The feeding frenzy at the bird feeder caught my attention. A chickadee was waiting upside down for his turn at the feeder, until a big bully mocking-bird chased him away along with all the other diners. This is his spot. He is the king. I watched him strut his stuff and listened to him sing his imitation of the other bird’s song. I was impressed by his display. I also noticed that I was the only one watching. Mocking birds are solitary creatures. The chickadee must have been hungry because he risked coming back, he seemed unafraid of the bird twice his size. His determination was also impressive.
I wonder why the mocking-bird mocks. Why would he call to the other birds only to chase them away? It is not for the food, because as far as I can tell, he is not a seed-eater. Does he call them to him so he can show them that he is the biggest and strongest? “Look at me, I can sing your songs and I can force you out of my territory. I am better than you all”. It is hard to admire this bird and it’s arrogant ways. I would rather watch the small chickadee, defeating incredible odds to fulfill his hunger.
My imagination takes flight and the bully mocking-bird takes on the image of people. Those people who look for opportunities to make one feel inferior. So insistent that they are far more special than you and that there is no room for “little people”. You try to venture out to fulfill a desire to be good at something only to have it squashed by a “lime-light” stealer, the mocking birds of the world. My family has been dealing with mocking birds all week.
Most mornings my family wakes up with an agenda to do something that matters and we go to bed feeling empty. I can see their fatigue and disappointment. The days become increasingly more difficult to start because of this tiredness. We snooze the alarms and bicker with each other and our moods become heavy. Except one day this week, my youngest and his rock band had the opportunity to perform for his school. At 4:30 that morning my boy bounced out of bed for the required 6am sound check. His excitement was contagious and I willingly drove him to school. This same excitement was evident as he played for his peers. It was an awesome thing to watch these young men, who have worked so hard for this moment. This is what he hungers for. When he came home that evening, the excitement had vanished. It turns out that a few critics made it known that he and his band could have done better. A few mocking birds trying to chase him away. I need to help my boy become the chickadee, or his soul might starve.
I remember a time I allowed my soul to be fed. I stepped out of hiding and allowed myself to write for the public. I sat in front of a blank screen for hours fighting with myself. I was starving and I had to do something. The words eventually came to me. I became lost in the process, almost hypnotic and it was there that I felt a stir deep within. I started to believe in myself and I felt something start to grow. Like a small plant unfurling from it’s seed. It grew the more I wrote. I felt it take root. I remember it shocked me that I could feel that tiny twinge of self love. I devoured the small crumb of what my soul had been lacking. A foretaste of what I could feast upon.
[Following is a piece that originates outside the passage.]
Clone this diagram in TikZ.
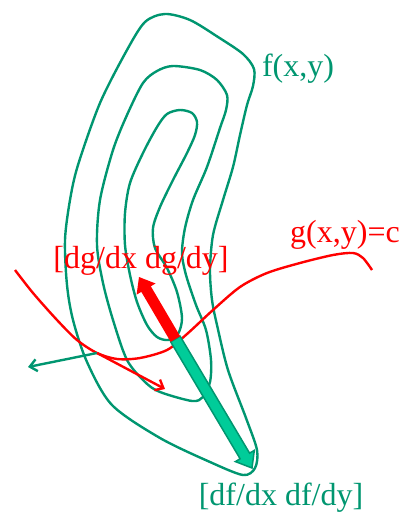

I poured myself into that early work. I spent hours upon hours exercising a creative muscle I did not know I had. I gave a piece of myself to the public. The group I presented it to, loved it. They sang it’s praises and I felt admired. It was a glorious feeling. I wanted more, so I wrote more. My writing evolved into something that surprised me. A few people in my audience wanted me to write what they wanted to hear. There soon was a conflict, when two different people wanted the same thing said in different ways. They became mocking birds and they chased my creativity back into hiding My soul was back to starving to death.
If I am not careful, the same thing could happen here in this adventure into the “blog” world. It could also happen to my young musician. We both are allured by the call of the public and by that feeling we get when we are admired. A call like the call of a mocking-bird. It fools us into thinking that it is one of us, then it changes it tune.. The lesson I must learn is how to discern the call. I know we are all called to be whatever it is that God created us to be. He put a passion within each of us, one that will feed our spiritual hunger.
I have no idea what will become of my writing, or if it becomes anything at all. I only know that a seed has been planted and I am working the soil to allow it to grow. I am tired of being hungry. I am tired of being chased away from the feeder that God has placed before me. I have to be bold and face the huge bird so I may be fed. I want the same for my family. I want them to face their mocking birds with determination. I believe that this is where true joy can be found. If we do not find joy in something, we will become the mocking birds of the world. Alone and with no song of our own.